North East business leaders stress No vote must not be at region's expense

They said regional businesses must be prepared and equipped to deal with a powerful Scottish economy

Businessman Jeremy Middleton
Businessman Jeremy Middleton

Concessions to Scotland following the country’s No vote should not be at the North East’s expense, regional business leaders have reiterated in the wake of the Scottish Referendum result.

Among those calling for government to turn its attention to economic growth in the region was chairman at the North East Institute of Directors, Graham Robb who said: “Businesses will breathe a sigh of relief at this result. Now we know the union is strong. There is a part two to this process of course, and the economic strength of the country must now be our focus.

“The politicians need to concentrate on maximising and making best use of existing structures, not creating expensive new ones.
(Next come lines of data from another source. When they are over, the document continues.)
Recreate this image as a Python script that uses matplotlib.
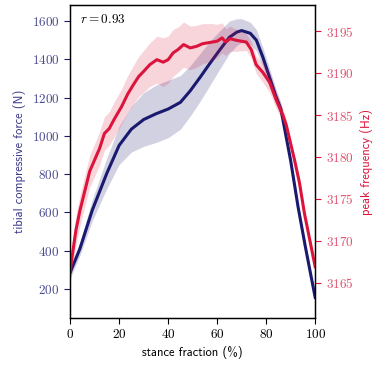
import numpy as np
import matplotlib.pyplot as plt

plt.rcParams.update({
    "mathtext.fontset": "cm",
    "axes.formatter.use_mathtext": True,
    "font.size": 9,
})

NAVY = "midnightblue"
RED = "crimson"

# tibial compressive force (N) vs stance fraction (%)
force_x = [0, 4, 9, 15, 20, 25, 30, 35, 40, 45, 49, 53, 57, 61, 65, 68, 70, 73.5,
           76, 78.6, 81.3, 84, 86, 90, 93, 96, 100]
force_mean = [285, 410, 610, 805, 950, 1035, 1085, 1115, 1140, 1175, 1235, 1305, 1378,
              1448, 1515, 1542, 1550, 1536, 1500, 1413, 1309, 1205, 1140, 870, 630, 420, 155]
force_sd = [30, 35, 55, 80, 100, 120, 140, 150, 150, 140, 132, 125, 115,
            100, 85, 70, 62, 58, 55, 50, 45, 40, 35, 25, 20, 18, 15]

# peak frequency (Hz) vs stance fraction (%)
freq_x = [0, 2.4, 4, 8, 12, 14, 16, 18, 21, 23.5, 26, 28, 30, 32.5, 35.4, 38, 40, 42,
          44, 46.3, 49, 51.7, 54, 58, 60, 62, 63.5, 65.3, 68, 71.9, 73.9, 75.9, 78.6,
          81.4, 84.1, 86.8, 88.2, 91.6, 93.6, 95.6, 100]
freq_mean = [3166.5, 3171.3, 3173.6, 3178.3, 3181.0, 3182.8, 3183.4, 3184.5, 3186.0,
             3187.5, 3188.7, 3189.6, 3190.2, 3191.0, 3191.6, 3191.3, 3191.6, 3192.4,
             3192.8, 3193.4, 3193.0, 3193.2, 3193.5, 3193.7, 3193.8, 3194.2, 3193.7,
             3194.1, 3193.9, 3193.7, 3192.8, 3191.0, 3190.1, 3188.9, 3186.8, 3185.0,
             3183.8, 3179.6, 3176.9, 3173.3, 3166.9]
freq_sd = [1.6, 1.8, 1.8, 1.9, 2.0, 2.0, 2.0, 2.1, 2.1, 2.2, 2.3, 2.4, 2.5, 2.6, 2.8,
           2.9, 2.8, 2.8, 2.7, 2.7, 2.6, 2.5, 2.4, 2.2, 2.0, 1.8, 1.6, 1.5, 1.3, 1.0,
           1.0, 1.0, 1.2, 1.2, 1.0, 0.8, 0.7, 0.5, 0.5, 0.4, 0.4]

r_value = 0.93

fig = plt.figure(figsize=(3.77, 3.68), dpi=100)
ax = fig.add_axes([0.186, 0.136, 0.650, 0.850])
ax2 = ax.twinx()

fx = np.array(force_x)
fm = np.array(force_mean)
fs = np.array(force_sd)
ax.fill_between(fx, fm - fs, fm + fs, color=NAVY, alpha=0.2, lw=0)
ax.plot(fx, fm, color=NAVY, lw=2.2)

qx = np.array(freq_x)
qm = np.array(freq_mean)
qs = np.array(freq_sd)
ax2.fill_between(qx, qm - qs, qm + qs, color=RED, alpha=0.18, lw=0)
ax2.plot(qx, qm, color=RED, lw=2.2)

ax.set_xlim(0, 100)
ax.set_ylim(48, 1683)
ax2.set_ylim(3160.8, 3198.1)
ax.set_xticks([0, 20, 40, 60, 80, 100])
ax.set_yticks([200, 400, 600, 800, 1000, 1200, 1400, 1600])
ax2.set_yticks([3165, 3170, 3175, 3180, 3185, 3190, 3195])

serif = {"family": "cmr10", "size": 9.5}
for lab in ax.get_xticklabels() + ax.get_yticklabels() + ax2.get_yticklabels():
    lab.set_fontproperties(serif)

ax.tick_params(axis="y", colors=NAVY, length=4, width=0.8)
ax2.tick_params(axis="y", colors=RED, length=4, width=0.8)
ax.tick_params(axis="x", length=4, width=0.8)
for lab in ax.get_yticklabels():
    lab.set_color("#4a4a8e")
for lab in ax2.get_yticklabels():
    lab.set_color("#e0506e")

for a in (ax, ax2):
    for s in a.spines.values():
        s.set_linewidth(0.9)

sans = {"family": "cmss10", "size": 9}
ax.set_xlabel("stance fraction (%)", fontdict=sans, labelpad=3)
ax.set_ylabel("tibial compressive force (N)", fontdict=sans, color="#3a3a8a", labelpad=4)
ax2.set_ylabel("peak frequency (Hz)", fontdict=sans, color=RED, labelpad=5)

ax.text(0.04, 0.975, rf"$r = {r_value}$", transform=ax.transAxes, ha="left", va="top",
        fontsize=9.5)

fig.savefig("out.png", dpi=100, facecolor="white")
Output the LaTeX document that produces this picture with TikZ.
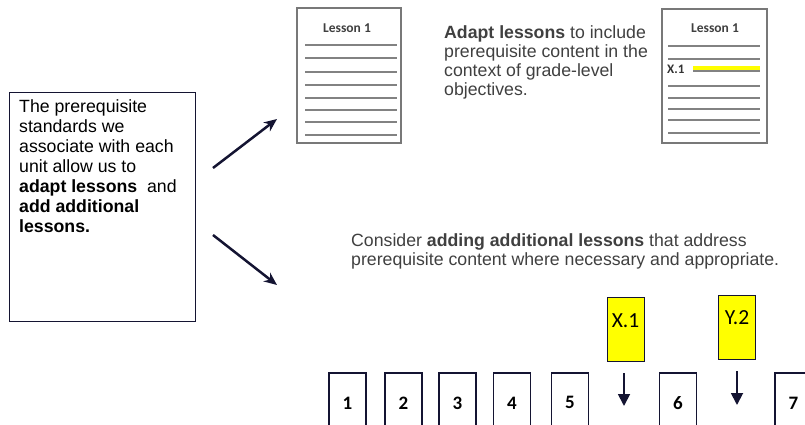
\documentclass[tikz,border=0pt]{standalone}
\usepackage{fontspec}
\setmainfont{Liberation Sans}
\newfontfamily\calib{Carlito}
\usetikzlibrary{arrows.meta,shadows}
\definecolor{ink}{RGB}{20,20,50}
\definecolor{txtgrey}{RGB}{64,64,64}
\definecolor{docgrey}{RGB}{120,120,120}
\definecolor{lineg}{RGB}{130,130,130}
\definecolor{hiyellow}{RGB}{255,255,0}
\tikzset{
  bigtext/.style={inner sep=0pt, align=left, font=\fontsize{17.7}{20}\selectfont},
  doc/.style={draw=docgrey, line width=1.4pt, fill=white, minimum width=104pt, minimum height=135pt,
    drop shadow={opacity=0.25, shadow xshift=1.2pt, shadow yshift=-1.2pt}},
  doctitle/.style={inner sep=0pt, font=\calib\bfseries\fontsize{13.5}{15}\selectfont, text=txtgrey},
  docline/.style={draw=lineg, line width=1.5pt},
  bigarrow/.style={draw=ink, line width=2.5pt, -{Stealth[length=13pt,width=11pt]}},
  downarrow/.style={draw=ink, line width=1.8pt, -{Triangle[length=12pt,width=12pt]}},
  tag/.style={draw=ink, line width=1pt, fill=hiyellow, minimum width=37pt, minimum height=64pt, inner sep=0pt},
  tagtext/.style={inner sep=0pt, font=\calib\fontsize{21.5}{24}\selectfont},
  lessonbox/.style={draw=ink, line width=1.8pt, minimum width=37pt, minimum height=60pt, inner sep=0pt,
    font=\calib\bfseries\fontsize{19}{20}\selectfont, anchor=north},
}
\begin{document}
\begin{tikzpicture}[x=1pt,y=-1pt]
\useasboundingbox (0,0) rectangle (805,425);
\clip (0,0) rectangle (805,425);

% left box
\node[draw=ink, line width=1.3pt, minimum width=186pt, minimum height=229pt, anchor=north west, inner sep=0pt] (intro) at (9,92) {};
\node[bigtext, anchor=north west] (introtext) at (19,99.5) {The prerequisite\\standards we\\associate with each\\unit allow us to\\\textbf{adapt lessons}\ \ and\\\textbf{add additional}\\\textbf{lessons.}};

% arrows
\coordinate (a1s) at (213,168);
\coordinate (a1e) at (277,119);
\coordinate (a2s) at (213,235);
\coordinate (a2e) at (277,285);
\draw[bigarrow] (a1s) -- (a1e);
\draw[bigarrow] (a2s) -- (a2e);

% doc 1
\node[doc] (doc1) at (349,75.5) {};
\node[doctitle] (doc1title) at (347,28) {Lesson 1};
\foreach \yy in {45,58,72,85,98,110,122,135}{
  \draw[docline] (305,\yy) -- (397,\yy);
}

% doc 2
\node[doc, minimum width=105pt, minimum height=134pt] (doc2) at (714.5,76) {};
\node[doctitle] (doc2title) at (715,28) {Lesson 1};
\foreach \yy in {46,59,86,98,109,120,133}{
  \draw[docline] (668,\yy) -- (760,\yy);
}
\node[doctitle, anchor=west, text=black!80, font=\calib\bfseries\fontsize{13}{15}\selectfont] (x1small) at (667,69.5) {X.1};
\draw[draw=hiyellow, line width=3.5pt] (693,67.8) -- (760,67.8);
\draw[docline] (693,71) -- (760,71);

% upper text
\node[bigtext, anchor=north west, text=txtgrey, font=\fontsize{17.7}{19}\selectfont] (adapttext) at (444,25.5) {\textbf{Adapt lessons} to include\\prerequisite content in the\\context of grade-level\\objectives.};

% lower text
\node[bigtext, anchor=north west, text=txtgrey, font=\fontsize{17.7}{19}\selectfont] (addtext) at (351,233.5) {Consider \textbf{adding additional lessons} that address\\prerequisite content where necessary and appropriate.};

% yellow tags
\node[tag, anchor=north west] (tagx) at (607,297) {};
\node[tagtext] (tagxt) at (625.5,321) {X.1};
\node[tag, anchor=north west] (tagy) at (718,295) {};
\node[tagtext] (tagyt) at (737,318) {Y.2};

\coordinate (dx1) at (624,373);
\coordinate (dx2) at (624,406);
\coordinate (dy1) at (737,371);
\coordinate (dy2) at (737,405);
\draw[downarrow] (dx1) -- (dx2);
\draw[downarrow] (dy1) -- (dy2);

% lesson boxes
\node[lessonbox] (l1) at (347.5,372) {1};
\node[lessonbox] (l2) at (403.5,372) {2};
\node[lessonbox] (l3) at (457.5,372) {3};
\node[lessonbox] (l4) at (512,372) {4};
\node[lessonbox] (l5) at (570,372) {5};
\node[lessonbox] (l6) at (678,372) {6};
\node[lessonbox] (l7) at (793.5,372) {7};
\end{tikzpicture}
\end{document}
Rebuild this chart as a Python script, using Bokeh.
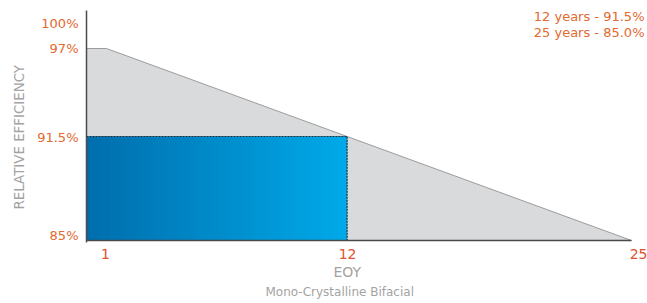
import numpy as np
from bokeh.plotting import figure
from bokeh.models import FixedTicker, Label, Range1d, Title
from bokeh.embed import file_html
from bokeh.resources import INLINE

# ---- data ----
years = [1, 12, 25]
efficiency = [97.0, 91.5, 85.0]
highlight_year = 12
highlight_eff = 91.5
x_tick_labels = ["1", "12", "25"]
y_tick_labels = ["85%", "91.5%", "97%", "100%"]
notes = ["12 years - 91.5%", "25 years - 85.0%"]
title_text = "Mono-Crystalline Bifacial"
x_label = "EOY"
y_label = "RELATIVE EFFICIENCY"

# ---- layout / style ----
X0, X1 = 0.0857, 25.64
Y0, Y1 = 84.875, 99.375
BASE = 85.0
x_tick_pos = [0.954, 12.02, 25.366]
y_tick_pos = [85.31, 91.44, 97.0, 98.56]
ORANGE = "#E2692F"
RED = "#E2512E"
GREY_TXT = "#A3A3A3"
FONT = "DejaVu Sans"

p = figure(width=647, height=303, output_backend="svg", toolbar_location=None,
           x_range=Range1d(X0, X1), y_range=Range1d(Y0, Y1),
           min_border_left=86, min_border_right=2, min_border_top=10, min_border_bottom=61)
p.outline_line_color = None
p.grid.visible = False
p.background_fill_color = "white"

# grey area under the degradation line
px = [X0] + years + [years[-1], X0]
py = [efficiency[0]] + efficiency + [BASE, BASE]
p.patch(px, py, fill_color="#D9DADC", line_color=None)
p.line([X0] + years, [efficiency[0]] + efficiency, line_color="#9C9C9C", line_width=1)

# gradient blue rectangle (strips)
n = 80
edges = np.linspace(X0, highlight_year, n + 1)
c0 = np.array([0x00, 0x6E, 0xAD])
c1 = np.array([0x00, 0xA9, 0xE8])
cols = []
for i in range(n):
    t = i / (n - 1)
    c = (c0 + (c1 - c0) * t).round().astype(int)
    cols.append("#%02x%02x%02x" % tuple(c))
rights = np.minimum(edges[1:] + 0.1, highlight_year)
p.quad(left=edges[:-1], right=rights, bottom=BASE, top=highlight_eff,
       fill_color=cols, line_color=None)
p.line([X0, highlight_year, highlight_year], [highlight_eff, highlight_eff, BASE],
       line_color="#1A2E40", line_dash="2 1", line_width=1.2)

# baseline (x axis line)
p.line([X0, years[-1]], [BASE, BASE], line_color="#4A4A4A", line_width=1.5)

# axes
p.xaxis.ticker = FixedTicker(ticks=x_tick_pos)
p.xaxis.major_label_overrides = {v: s for v, s in zip(x_tick_pos, x_tick_labels)}
p.xaxis.major_label_text_color = RED
p.xaxis.major_label_text_font = FONT
p.xaxis.major_label_text_font_size = "14px"
p.xaxis.major_tick_line_color = None
p.xaxis.minor_tick_line_color = None
p.xaxis.axis_line_color = None
p.xaxis.major_label_standoff = 0

p.yaxis.ticker = FixedTicker(ticks=y_tick_pos)
p.yaxis.major_label_overrides = {v: s for v, s in zip(y_tick_pos, y_tick_labels)}
p.yaxis.major_label_text_color = ORANGE
p.yaxis.major_label_text_font = FONT
p.yaxis.major_label_text_font_size = "13px"
p.yaxis.major_tick_line_color = None
p.yaxis.minor_tick_line_color = None
p.yaxis.axis_line_color = "#4A4A4A"
p.yaxis.axis_line_width = 1.5
p.yaxis.major_label_standoff = 2

p.add_layout(Title(text=y_label, align="left", offset=33, text_color=GREY_TXT,
                   text_font=FONT, text_font_size="13.4px", text_font_style="normal",
                   standoff=16), "left")
p.add_layout(Title(text=x_label, align="left", offset=247, text_color=GREY_TXT,
                   text_font=FONT, text_font_size="14px", text_font_style="normal",
                   standoff=0), "below")
p.add_layout(Title(text=title_text, align="left", offset=179, text_color=GREY_TXT,
                   text_font=FONT, text_font_size="12px", text_font_style="normal",
                   standoff=6), "below")
for i, s in enumerate(notes):
    p.add_layout(Label(x=25.594, y=99.0 - i * 1.0, text=s, text_align="right", text_baseline="middle",
                       text_color=ORANGE, text_font=FONT, text_font_size="13px"))

open("out.html", "w").write(file_html(p, INLINE))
We must not split up England as a solution. Instead we need better allocation of resources through current structures.”

North East Chamber of Commerce director of Policy, Ross Smith, said it would be hard to begrudge a Scotland with more devolved powers taking measures such as cutting air passenger duty or slashing income tax.

Ross Smith
Ross Smith

He added: “But it would be bizarre for Westminster politicians to allow that to happen when it would be bad for not just the North East but the UK as a whole.

“To make the whole cake bigger, rather than just giving Scotland some extra cherries, all parts of the country must be enabled to grow to their potential.”

Mr Smith’s sentiments were echoed by Dianne Sharp, CBI regional director for the North East, who said: “The priority for the business community is to make sure that any emerging proposals on further devolution strengthen the environment which allows business to grow and create jobs both here in North East and across the rest of the UK.”

Prominent North East investor and NELEP Board member Jeremy Middleton said: “Here in the North East, existing organisations, such as the Local Enterprise Partnerships, need to get together to make the case for changes which will rebalance the economy to the North of the country.

“We need to be calling for such things as lower air passenger duty for all regional airports, an HS3 system, which starts in Edinburgh and comes down the East Coast and improved road links with Scotland. We should work with Scotland to put together mutually beneficial plans for such infrastructure improvements, and then take them to the UK Government.”

Alastair Wilson, partner at Tait Walker, said the North East would remain the economy most affected by the differences in economic and fiscal policies between England and Scotland. He called on people who speak for the North East to articulate the need for regional business to be able to compete effectively with a powerful Scottish economy on the doorstep.